## START INFORMATION PROVIDED

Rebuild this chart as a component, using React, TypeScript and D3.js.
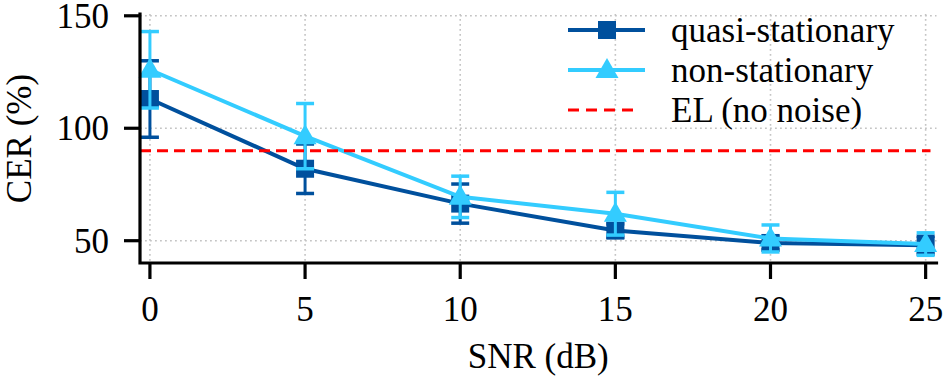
import React from "react";
import * as d3 from "d3";

const snr = [0, 5, 10, 15, 20, 25];
const quasiMean = [113, 82, 66.5, 54.5, 49, 48];
const quasiErr = [17, 11, 8.7, 3, 3, 4];
const nonMean = [126, 96.5, 69.5, 62, 51, 48.5];
const nonErr = [17, 14.5, 9.2, 9.5, 6, 5];
const elValue = 90;
const xTicks = [0, 5, 10, 15, 20, 25];
const yTicks = [50, 100, 150];
const legendLabels = ["quasi-stationary", "non-stationary", "EL (no noise)"];

const W = 947;
const H = 382;
const DARK = "#00509d";
const LIGHT = "#33ccff";
const RED = "#ff0000";
const FONT = "'Liberation Serif', 'Times New Roman', serif";

export default function App() {
  const x = d3.scaleLinear().domain([-0.32, 25.35]).range([140, 936.5]);
  const y = d3.scaleLinear().domain([40, 150]).range([263.2, 15.8]);
  const line = d3
    .line<number>()
    .x((_, i) => x(snr[i]))
    .y((d) => y(d));

  const series = [
    { mean: quasiMean, err: quasiErr, color: DARK, marker: "square" },
    { mean: nonMean, err: nonErr, color: LIGHT, marker: "triangle" },
  ];

  const marker = (kind: string, cx: number, cy: number, color: string, key: string) => {
    if (kind === "square") {
      return <rect key={key} x={cx - 9} y={cy - 9} width={18} height={18} fill={color} />;
    }
    return (
      <path
        key={key}
        d={`M${cx},${cy - 12} L${cx + 11.5},${cy + 8} L${cx - 11.5},${cy + 8} Z`}
        fill={color}
      />
    );
  };

  const capW = 9;
  const left = x.range()[0];
  const right = x.range()[1];
  const bottom = 263;

  return (
    <svg
      width={W}
      height={H}
      style={{ position: "absolute", left: 0, top: 0, background: "#fff" }}
      fontFamily={FONT}
    >
      {/* grid */}
      <g stroke="#c4c4c4" strokeWidth={1.6} strokeDasharray="1.8,3.2">
        {xTicks.map((t) => (
          <line key={"gx" + t} x1={x(t)} x2={x(t)} y1={14} y2={bottom} />
        ))}
        {yTicks.map((t) => (
          <line key={"gy" + t} x1={left} x2={right} y1={y(t)} y2={y(t)} />
        ))}
      </g>

      {/* series */}
      {series.map((s, si) => (
        <g key={"s" + si}>
          <path d={line(s.mean) || ""} fill="none" stroke={s.color} strokeWidth={4} />
          {s.mean.map((m, i) => {
            const cx = x(snr[i]);
            const y1 = y(m + s.err[i]);
            const y2 = y(m - s.err[i]);
            return (
              <g key={"e" + i} stroke={s.color}>
                <line x1={cx} x2={cx} y1={y1} y2={y2} strokeWidth={3} />
                <line x1={cx - capW} x2={cx + capW} y1={y1} y2={y1} strokeWidth={3.5} />
                <line x1={cx - capW} x2={cx + capW} y1={y2} y2={y2} strokeWidth={3.5} />
              </g>
            );
          })}
          {s.mean.map((m, i) => marker(s.marker, x(snr[i]), y(m), s.color, "m" + i))}
        </g>
      ))}

      {/* EL line */}
      <line
        x1={left}
        x2={right - 6}
        y1={y(elValue)}
        y2={y(elValue)}
        stroke={RED}
        strokeWidth={3.2}
        strokeDasharray="11,6"
      />

      {/* axes */}
      <g stroke="#000" strokeWidth={3.2} fill="none">
        <path d={`M${left},${14} L${left},${bottom} L${right},${bottom}`} strokeLinecap="square" />
        {yTicks.map((t) => (
          <line key={"ty" + t} x1={124} x2={left} y1={y(t)} y2={y(t)} />
        ))}
        {xTicks.map((t) => (
          <line key={"tx" + t} x1={x(t)} x2={x(t)} y1={bottom} y2={279} />
        ))}
      </g>
      <g fontSize={35} fill="#000">
        {yTicks.map((t) => (
          <text key={"ly" + t} x={109} y={y(t) + 12} textAnchor="end">
            {t}
          </text>
        ))}
        {xTicks.map((t) => (
          <text key={"lx" + t} x={x(t)} y={320.5} textAnchor="middle">
            {t}
          </text>
        ))}
        <text x={(left + right) / 2} y={368} textAnchor="middle">
          SNR (dB)
        </text>
        <text
          transform={`translate(31,${(14 + bottom) / 2}) rotate(-90)`}
          textAnchor="middle"
        >
          CER (%)
        </text>
      </g>

      {/* legend */}
      <g>
        <line x1={568} x2={645} y1={30} y2={30} stroke={DARK} strokeWidth={4} />
        {marker("square", 607, 30, DARK, "lg1")}
        <line x1={568} x2={645} y1={70} y2={70} stroke={LIGHT} strokeWidth={4} />
        {marker("triangle", 607, 70, LIGHT, "lg2")}
        <line
          x1={568}
          x2={636}
          y1={110}
          y2={110}
          stroke={RED}
          strokeWidth={3.2}
          strokeDasharray="11,7"
        />
        {legendLabels.map((l, i) => (
          <text key={l} x={671} y={42 + i * 40} fontSize={35} fill="#000">
            {l}
          </text>
        ))}
      </g>
    </svg>
  );
}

## END INFORMATION PROVIDED

Copy all the data exactly as written, but skip any picture.

Rebuild this chart as a component, using React, TypeScript and D3.js.
import React from "react";
import * as d3 from "d3";

const snr = [0, 5, 10, 15, 20, 25];
const quasiMean = [113, 82, 66.5, 54.5, 49, 48];
const quasiErr = [17, 11, 8.7, 3, 3, 4];
const nonMean = [126, 96.5, 69.5, 62, 51, 48.5];
const nonErr = [17, 14.5, 9.2, 9.5, 6, 5];
const elValue = 90;
const xTicks = [0, 5, 10, 15, 20, 25];
const yTicks = [50, 100, 150];
const legendLabels = ["quasi-stationary", "non-stationary", "EL (no noise)"];

const W = 947;
const H = 382;
const DARK = "#00509d";
const LIGHT = "#33ccff";
const RED = "#ff0000";
const FONT = "'Liberation Serif', 'Times New Roman', serif";

export default function App() {
  const x = d3.scaleLinear().domain([-0.32, 25.35]).range([140, 936.5]);
  const y = d3.scaleLinear().domain([40, 150]).range([263.2, 15.8]);
  const line = d3
    .line<number>()
    .x((_, i) => x(snr[i]))
    .y((d) => y(d));

  const series = [
    { mean: quasiMean, err: quasiErr, color: DARK, marker: "square" },
    { mean: nonMean, err: nonErr, color: LIGHT, marker: "triangle" },
  ];

  const marker = (kind: string, cx: number, cy: number, color: string, key: string) => {
    if (kind === "square") {
      return <rect key={key} x={cx - 9} y={cy - 9} width={18} height={18} fill={color} />;
    }
    return (
      <path
        key={key}
        d={`M${cx},${cy - 12} L${cx + 11.5},${cy + 8} L${cx - 11.5},${cy + 8} Z`}
        fill={color}
      />
    );
  };

  const capW = 9;
  const left = x.range()[0];
  const right = x.range()[1];
  const bottom = 263;

  return (
    <svg
      width={W}
      height={H}
      style={{ position: "absolute", left: 0, top: 0, background: "#fff" }}
      fontFamily={FONT}
    >
      {/* grid */}
      <g stroke="#c4c4c4" strokeWidth={1.6} strokeDasharray="1.8,3.2">
        {xTicks.map((t) => (
          <line key={"gx" + t} x1={x(t)} x2={x(t)} y1={14} y2={bottom} />
        ))}
        {yTicks.map((t) => (
          <line key={"gy" + t} x1={left} x2={right} y1={y(t)} y2={y(t)} />
        ))}
      </g>

      {/* series */}
      {series.map((s, si) => (
        <g key={"s" + si}>
          <path d={line(s.mean) || ""} fill="none" stroke={s.color} strokeWidth={4} />
          {s.mean.map((m, i) => {
            const cx = x(snr[i]);
            const y1 = y(m + s.err[i]);
            const y2 = y(m - s.err[i]);
            return (
              <g key={"e" + i} stroke={s.color}>
                <line x1={cx} x2={cx} y1={y1} y2={y2} strokeWidth={3} />
                <line x1={cx - capW} x2={cx + capW} y1={y1} y2={y1} strokeWidth={3.5} />
                <line x1={cx - capW} x2={cx + capW} y1={y2} y2={y2} strokeWidth={3.5} />
              </g>
            );
          })}
          {s.mean.map((m, i) => marker(s.marker, x(snr[i]), y(m), s.color, "m" + i))}
        </g>
      ))}

      {/* EL line */}
      <line
        x1={left}
        x2={right - 6}
        y1={y(elValue)}
        y2={y(elValue)}
        stroke={RED}
        strokeWidth={3.2}
        strokeDasharray="11,6"
      />

      {/* axes */}
      <g stroke="#000" strokeWidth={3.2} fill="none">
        <path d={`M${left},${14} L${left},${bottom} L${right},${bottom}`} strokeLinecap="square" />
        {yTicks.map((t) => (
          <line key={"ty" + t} x1={124} x2={left} y1={y(t)} y2={y(t)} />
        ))}
        {xTicks.map((t) => (
          <line key={"tx" + t} x1={x(t)} x2={x(t)} y1={bottom} y2={279} />
        ))}
      </g>
      <g fontSize={35} fill="#000">
        {yTicks.map((t) => (
          <text key={"ly" + t} x={109} y={y(t) + 12} textAnchor="end">
            {t}
          </text>
        ))}
        {xTicks.map((t) => (
          <text key={"lx" + t} x={x(t)} y={320.5} textAnchor="middle">
            {t}
          </text>
        ))}
        <text x={(left + right) / 2} y={368} textAnchor="middle">
          SNR (dB)
        </text>
        <text
          transform={`translate(31,${(14 + bottom) / 2}) rotate(-90)`}
          textAnchor="middle"
        >
          CER (%)
        </text>
      </g>

      {/* legend */}
      <g>
        <line x1={568} x2={645} y1={30} y2={30} stroke={DARK} strokeWidth={4} />
        {marker("square", 607, 30, DARK, "lg1")}
        <line x1={568} x2={645} y1={70} y2={70} stroke={LIGHT} strokeWidth={4} />
        {marker("triangle", 607, 70, LIGHT, "lg2")}
        <line
          x1={568}
          x2={636}
          y1={110}
          y2={110}
          stroke={RED}
          strokeWidth={3.2}
          strokeDasharray="11,7"
        />
        {legendLabels.map((l, i) => (
          <text key={l} x={671} y={42 + i * 40} fontSize={35} fill="#000">
            {l}
          </text>
        ))}
      </g>
    </svg>
  );
}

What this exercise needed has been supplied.